Back on the main stage was Esperanza Spalding, who is, apparently, Obama’s favourite musician. A woman for whom the word ‘diminutive’ was coined, Spalding is clearly a wonderful bass player with a lovely voice. This was rather spoiled by a patter which is queasily sentimental; she started off by non-plussing her audience with the information that there was a king in Britain, then going on to talk about men as ‘kings’. Her set rather consisted of arrangements in search of good tunes and there was a collective sigh of relief when she broke into her ‘hit’ ‘Black Gold’. What is undeniable, however, is Spalding’s astonishing charisma; this is a musician who could hold the attention of a colony of ants. Following Esperanza Spalding on the Main Stage were British funk band, Brand New Heavies, who reprised a number of their hits including ‘Dream On’.

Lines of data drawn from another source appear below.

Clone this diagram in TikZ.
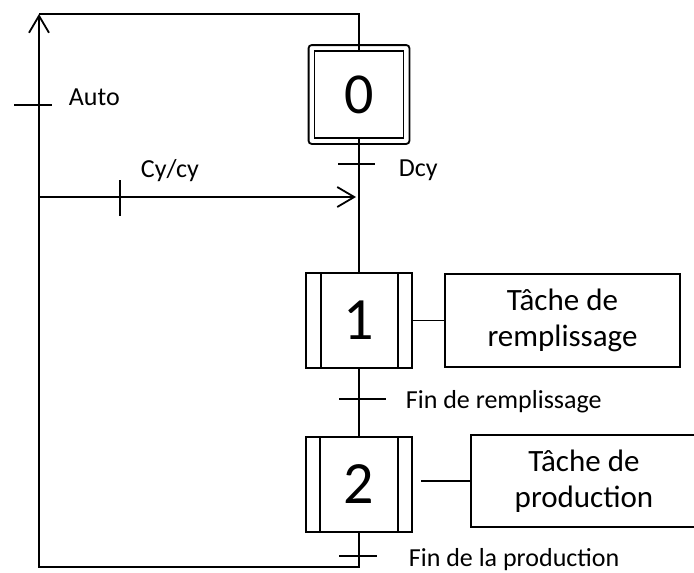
\documentclass[tikz,border=0pt]{standalone}
\usepackage{fontspec}
\setmainfont{Carlito}
\usetikzlibrary{arrows.meta}
\begin{document}
\begin{tikzpicture}[x=1pt,y=-1pt, line width=1.8pt,
  stepnum/.style={draw, inner sep=0pt, minimum width=106pt, minimum height=95pt,
    font=\fontsize{60}{64}\selectfont},
  actionbox/.style={draw, align=center, inner sep=0pt, font=\fontsize{31}{36}\selectfont},
  cond/.style={anchor=base west, inner sep=0pt, font=\fontsize{26}{30}\selectfont},
  flow/.style={-{Straight Barb[length=17pt,width=20pt]}},
]
\useasboundingbox (0,0) rectangle (694,573);
\clip (0,0) rectangle (694,573);

% initial step (double frame)
\node[draw, inner sep=0pt, minimum width=89pt, minimum height=87pt,
  font=\fontsize{58}{62}\selectfont] (s0) at (359,94.5) {0};
\draw[rounded corners=3pt] ([xshift=-5pt,yshift=-5pt]s0.south west)
  rectangle ([xshift=5pt,yshift=5pt]s0.north east);

% steps 1 and 2 (task steps)
\node[stepnum] (s1) at (359,320.5) {1};
\draw ([xshift=16pt]s1.north west) -- ([xshift=16pt]s1.south west);
\draw ([xshift=-15pt]s1.north east) -- ([xshift=-15pt]s1.south east);

\node[stepnum] (s2) at (359,484.5) {2};
\draw ([xshift=15pt]s2.north west) -- ([xshift=15pt]s2.south west);
\draw ([xshift=-15pt]s2.north east) -- ([xshift=-15pt]s2.south east);

% actions
\node[actionbox, minimum width=235pt, minimum height=93pt] (a1) at (562.5,320.5)
  {Tâche de\\remplissage};
\node[actionbox, minimum width=226pt, minimum height=92pt] (a2) at (584,481)
  {Tâche de\\production};

% links
\coordinate (top) at (39,14);
\coordinate (bot) at (39,567);
\coordinate (cyin) at (39,197);
\coordinate (cyend) at (356,197);
\coordinate (a2in) at (421,481);

\draw (top) -| (s0.north);
\draw (s0.south) -- (s1.north);
\draw (s1.south) -- (s2.north);
\draw[flow] (s2.south) |- (bot) -- (top);
\draw[flow] (cyin) -- (cyend);
\draw (s1.east) -- (a1.west);
\draw (a2in) -- (a2.west);

% transitions
\draw (14,105) -- (52,105);
\draw (120,180) -- (120,216);
\draw (338,164) -- (375,164);
\draw (339,399) -- (386,399);
\draw (339,556) -- (377,556);

% receptivities
\node[cond] (tauto) at (68,105) {Auto};
\node[cond] (tcy) at (140,177) {Cy/cy};
\node[cond] (tdcy) at (398,176) {Dcy};
\node[cond] (tfr) at (405,408) {Fin de remplissage};
\node[cond] (tfp) at (408,566) {Fin de la production};
\end{tikzpicture}
\end{document}
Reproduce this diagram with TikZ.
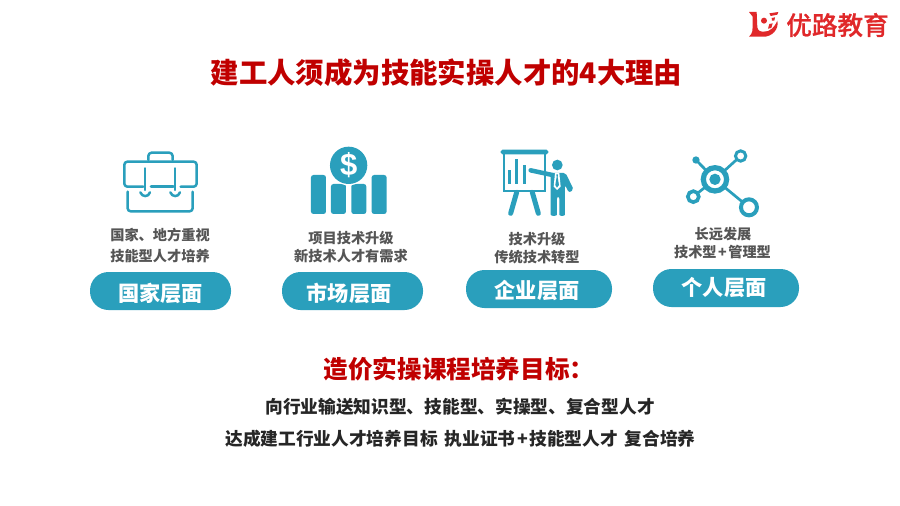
\documentclass[tikz,border=0pt]{standalone}
\usepackage{fontspec}
\setmainfont{Noto Sans CJK SC}
\newfontfamily\logofont[FakeBold=0.6]{Noto Sans CJK SC Medium}
\newfontfamily\dollarfont{Liberation Sans}
\definecolor{teal1}{HTML}{2A9FBC}
\definecolor{redt}{HTML}{C00000}
\definecolor{logored}{HTML}{E0282A}
\definecolor{greyt}{HTML}{555555}
\definecolor{darkt}{HTML}{262626}
\newcommand{\fsz}[1]{\fontsize{#1pt}{#1pt}\selectfont\bfseries}
\tikzset{
  pill/.style={fill=teal1,rounded corners=18.5pt,inner sep=0pt},
  pilltext/.style={text=white,font=\fsz{21.2},inner sep=0pt},
  lab/.style={text=greyt,font=\fsz{14.2},inner sep=0pt},
  ico/.style={draw=teal1,line width=2.5pt,line cap=round,line join=round},
  icof/.style={fill=teal1,draw=none},
}
\begin{document}
\begin{tikzpicture}[x=1pt,y=-1pt]
\useasboundingbox (0,0) rectangle (900,506);
\fill[white] (0,0) rectangle (900,506);
% titles
\node[text=redt,font=\fsz{28.4},inner sep=0pt] (title) at (446.5,73) {建工人须成为技能实操人才的4大理由};
\node[text=redt,font=\fsz{24.6},inner sep=0pt] (goal) at (459,369) {造价实操课程培养目标：};
\node[text=darkt,font=\fsz{17.7},inner sep=0pt] (l1) at (460,407) {向行业输送知识型、技能型、实操型、复合型人才};
\node[text=darkt,font=\fsz{17.7},inner sep=0pt] (l2) at (460.5,439) {达成建工行业人才培养目标\hspace{7pt}执业证书\hspace{1.5pt}+\hspace{1.5pt}技能型人才\hspace{7pt}复合培养};
% pills
\fill[pill] (90,272) rectangle (231,310);
\node[pilltext] (p1) at (160.5,293.5) {国家层面};
\fill[pill] (282,272) rectangle (423,310);
\node[pilltext] (p2) at (349,293.5) {市场层面};
\fill[pill] (466,270) rectangle (612,308);
\node[pilltext] (p3) at (537,290.5) {企业层面};
\fill[pill] (653,269) rectangle (799,307);
\node[pilltext] (p4) at (724,288) {个人层面};
% labels
\node[lab] (a1) at (160,235) {国家、地方重视};
\node[lab] (a2) at (160,256) {技能型人才培养};
\node[lab] (b1) at (351,238) {项目技术升级};
\node[lab] (b2) at (351,256) {新技术人才有需求};
\node[lab] (c1) at (537,239) {技术升级};
\node[lab] (c2) at (537,257) {传统技术转型};
\node[lab] (d1) at (723,234) {长远发展};
\node[lab] (d2) at (722.5,252) {技术型\hspace{1.5pt}+\hspace{1.5pt}管理型};
% briefcase & bars
\begin{scope}[shift={(90,140)},x=0.3333pt,y=-0.3333pt]
\draw[ico] (175,60) -- (175,48) to[out=90,in=180] (185,38) -- (238,38) to[out=0,in=90] (248,48) -- (248,60);
\draw[ico,rounded corners=3pt] (160,140) -- (103,140) -- (103,65) -- (320,65) -- (320,140) -- (272,140);
\draw[ico] (183,140) -- (250,140);
\draw[ico] (165,85) -- (165,150);
\draw[ico] (255,85) -- (255,150);
\draw[ico] (151,157) .. controls (156,172) and (176,172) .. (180,157);
\draw[ico] (241,157) .. controls (246,172) and (266,172) .. (270,157);
\draw[ico,rounded corners=3pt] (113,155) -- (113,214) -- (308,214) -- (308,155);
\fill[icof,rounded corners=2.5pt] (663,105) rectangle (708,222);
\fill[icof,rounded corners=2.5pt] (723,132) rectangle (768,222);
\fill[icof,rounded corners=2.5pt] (784,132) rectangle (829,222);
\fill[icof,rounded corners=2.5pt] (845,105) rectangle (890,222);
\fill[white] (776,76) circle (60);
\fill[icof] (776,76) circle (56);
\node[text=white,font=\dollarfont\fsz{31},inner sep=0pt] (dollar) at (776,75) {\$};
\end{scope}
% presenter
\begin{scope}[shift={(495,145)},x=0.3333pt,y=-0.3333pt]
\draw[teal1,line width=2.3pt] (27,22) rectangle (151,137);
\fill[icof,rounded corners=1.8pt] (17,14) rectangle (160,28);
\draw[teal1,line width=2.8pt] (43,76) -- (43,118);
\draw[teal1,line width=2.8pt] (65,43) -- (65,118);
\draw[teal1,line width=2.8pt] (88,61) -- (88,118);
\draw[teal1,line width=5pt,line cap=round] (65,142) -- (47,205);
\draw[teal1,line width=5pt,line cap=round] (112,142) -- (130,205);
\fill[icof] (187,60) circle (16);
\draw[teal1,line width=4.5pt,line cap=round] (107,76) -- (172,90);
\fill[icof,rounded corners=2pt] (167,84) -- (212,84) -- (236,134) -- (222,143) -- (210,120) -- (210,203) .. controls (210,214) and (193,214) .. (193,203) -- (193,155) -- (186,155) -- (186,203) .. controls (186,214) and (167,214) .. (167,203) -- cycle;
\fill[white] (180,84) -- (193,84) -- (197,125) -- (186,135) -- (176,125) -- cycle;
\fill[teal1] (184,88) -- (189,88) -- (188,96) -- (192,120) -- (186,128) -- (181,120) -- (185,96) -- cycle;
\end{scope}
% network
\begin{scope}[shift={(450,140)},x=0.3333pt,y=-0.3333pt]
\draw[teal1,line width=2.7pt] (738,60) -- (795,118) (872,48) -- (795,118) (730,170) -- (795,118) (897,202) -- (795,118);
\fill[white] (795,118) circle (35);
\draw[teal1,line width=5.2pt] (795,118) circle (35);
\fill[icof] (795,118) circle (17);
\fill[icof] (738,60) circle (11);
\draw[teal1,line width=3pt,fill=white] (872,48) circle (15.5);
\draw[teal1,line width=3.6pt,fill=white] (730,170) circle (16.5);
\draw[teal1,line width=4pt,fill=white] (897,202) circle (24);
\end{scope}
% logo
\begin{scope}[shift={(740,0)},x=0.3333pt,y=-0.3333pt]
\fill[logored] (27,36) -- (50,36) -- (52,82) .. controls (54,92) and (60,95) .. (70,95) .. controls (90,97) and (105,80) .. (112,62) .. controls (118,88) and (95,112) .. (68,110) -- (27,110) .. controls (38,100) and (38,90) .. (38,80) -- (38,50) -- cycle;
\fill[logored] (72,62) circle (9);
\fill[logored] (88,40) -- (115,36) -- (112,44) -- (92,48) -- cycle;
\fill[logored] (95,54) -- (105,52) -- (103,62) -- (96,62) -- cycle;
\fill[logored] (88,72) -- (98,70) -- (94,84) -- (84,86) -- cycle;
\end{scope}
\node[text=logored,font=\fontsize{25.6pt}{25.6pt}\logofont,inner sep=0pt] (logo) at (837.5,25) {优路教育};
\end{tikzpicture}
\end{document}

Topping the bill in the Big Top on Sunday was singer, pianist and guitarist, Melody Gardot. Part of the Grammy winning Ms Gardot’s appeal is her astonishing variety; from torch song to blues, from cabaret to semi-Flamenco. Melody Gardot goes through this repertoire with seeming effortlessness and a sense of sweet perfection. Gardot, too, has enormous charisma and sacrifices none of that with her sweaty sense of humour and her by-play with her excellent band. As she was last on, the audience got their wish and there were a couple of encores from Gardot.
The Festival finished on the Main Stage with Jools Holland and his Rhythm and Blues Orchestra. In some ways, the perfect end, their musicianship and drive had most of the audience dancing wildly in the warm glow of the setting sun.